Aug 18, 2003 3:59 pm US/Eastern
(1010 WINS) (NEW YORK) The brother of the late mob boss John Gotti was charged Monday with plotting to kill Salvatore "Sammy the Bull" Gravano, the Mafia turncoat who once dared the Gambino crime family to hunt him down.

Peter Gotti was named in an indictment that included five other Gambino family members already charged in a wide racketeering conspiracy that included the plot to kill Gravano. Gravano was arrested in a drug case before the hit could be carried out.

The new indictment in U.S. District Court in Manhattan told little about the scheme, saying only that Peter Gotti and others conspired from October 1999 through May 2000 to kill Gravano and boost their own worth in the crime family.

Prosecutors said the Gambino family would pay an unspecified amount of money for the hit.

Peter Gotti, a former sanitation worker, was convicted in March of racketeering and other charges. That case, heard in Brooklyn federal court, accused him of taking control of the Gambino crime family after John Gotti's son was jailed.

Peter Gotti's lawyer, Gerald Shargel, did not immediately return a telephone message for comment on the new charges. Gotti faces up to 70 years in prison on the new charges, which also include allegations he tried to extort construction companies in the metropolitan area.

Gravano confessed to roles in 19 murders as a mob hit man when he agreed to testify against his former boss, John Gotti. The deal resulted in his freedom after serving only five years in prison on racketeering charges. John Gotti, the Gambino boss, died in prison last year.

Gravano, who was living under the alias Jimmy Moran, eventually left the witness protection program, living openly in Arizona as he taunted the Mafia during interviews in 1999.

"They send a hit team down, I'll kill them," Gravano told Vanity Fair. "They better not miss, because even if they get me, there will be a lot of body bags going back to New York."

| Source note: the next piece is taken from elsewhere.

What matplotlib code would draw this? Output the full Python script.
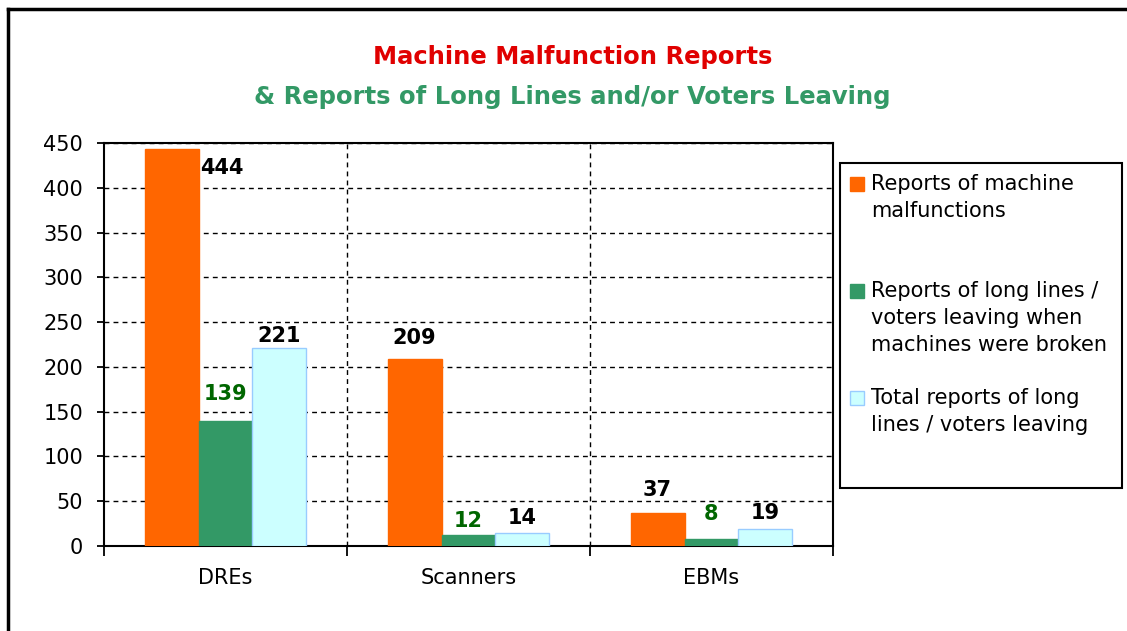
import matplotlib.pyplot as plt
import numpy as np
from matplotlib.patches import Rectangle
from matplotlib.lines import Line2D

plt.rcParams['font.family'] = ['DejaVu Sans']

categories = ["DREs", "Scanners", "EBMs"]
malfunctions = [444, 209, 37]
lines_broken = [139, 12, 8]
lines_total = [221, 14, 19]

series_labels = ["Reports of machine\nmalfunctions",
                 "Reports of long lines /\nvoters leaving when\nmachines were broken",
                 "Total reports of long\nlines / voters leaving"]
colors = ["#FF6600", "#339966", "#CCFFFF"]
edges = ["#FF6600", "#339966", "#99CCFF"]
label_colors = ["black", "#006600", "black"]
# label offsets in points (dx, dy) per series / category
offsets = [[(36, -14), (0, 15), (0, 16)],
           [(0, 20), (0, 10), (0, 18)],
           [(0, 9), (0, 11), (0, 11)]]

fig = plt.figure(figsize=(11.27, 6.31), dpi=100)
ax = fig.add_axes([0.0923, 0.1352, 0.6468, 0.6377])

x = np.arange(len(categories))
width = 0.222
data = [malfunctions, lines_broken, lines_total]
for i, vals in enumerate(data):
    pos = x + (i - 1) * width
    ax.bar(pos, vals, width, color=colors[i], edgecolor=edges[i], linewidth=1, zorder=3)
    for j, v in enumerate(vals):
        dx, dy = offsets[i][j]
        ax.annotate(str(v), (pos[j], v), xytext=(dx, dy), textcoords="offset points",
                    ha="center", va="center", fontsize=15, fontweight="bold",
                    color=label_colors[i], zorder=4)

ax.set_xlim(-0.5, 2.5)
ax.set_ylim(0, 450)
ax.set_yticks(np.arange(0, 451, 50))
ax.yaxis.grid(True, color="black", linestyle=(0, (3.5, 3)), linewidth=1)
for b in [0.5, 1.5]:
    ax.axvline(b, color="black", linestyle=(0, (3.5, 3)), linewidth=1, zorder=1)
ax.set_axisbelow(True)

ax.set_xticks([-0.5, 0.5, 1.5, 2.5])
ax.set_xticklabels([])
ax.set_xticks(x, minor=True)
ax.set_xticklabels(categories, minor=True)
ax.tick_params(axis="x", which="major", direction="out", length=7, width=1.3)
ax.tick_params(axis="x", which="minor", length=0, pad=16, labelsize=15)
ax.tick_params(axis="y", direction="out", length=5, width=1.3, labelsize=15, pad=10)
for s in ax.spines.values():
    s.set_linewidth(1.5)
    s.set_color("black")

# titles
fig.text(0.508, 0.909, "Machine Malfunction Reports", ha="center", va="center",
         fontsize=17.5, fontweight="bold", color="#E00000")
fig.text(0.508, 0.846, "& Reports of Long Lines and/or Voters Leaving", ha="center",
         va="center", fontsize=17.5, fontweight="bold", color="#339966")

# legend box
W, H = 1127, 631
fig.patches.append(Rectangle((840 / W, 1 - 488 / H), (1122 - 840) / W, (488 - 163) / H,
                             transform=fig.transFigure, fill=False, edgecolor="black",
                             linewidth=1.5))
first_line_y = [184, 291, 398]
for i, lab in enumerate(series_labels):
    yc = first_line_y[i]
    fig.patches.append(Rectangle((850 / W, 1 - (yc + 7) / H), 14 / W, 14 / H,
                                 transform=fig.transFigure, facecolor=colors[i],
                                 edgecolor=edges[i], linewidth=1))
    fig.text(871 / W, 1 - (yc - 10) / H, lab, ha="left", va="top", fontsize=15,
             linespacing=1.45)

# outer chart border
fig.add_artist(Line2D([8 / W, 8 / W], [0, 1 - 9 / H], color="black", linewidth=2.5,
                      transform=fig.transFigure))
fig.add_artist(Line2D([8 / W, 1], [1 - 9 / H, 1 - 9 / H], color="black", linewidth=2.5,
                      transform=fig.transFigure))

fig.savefig("out.png", dpi=100)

Before his dare could be met, Gravano was arrested on charges that he led an Ecstasy ring that pocketed more than $300,000 weekly. He eventually admitted his role and was sentenced last year to 20 years in prison.

Gravano also faces a murder charge in New Jersey, where prosecutors in Bergen County have accused him of hiring an assassin to murder New York detective Peter Calabro of Upper Saddle River, N.J., in 1980.

Greg Parzych, a lawyer for Gravano, has said his client "adamantly denies any involvement in that case."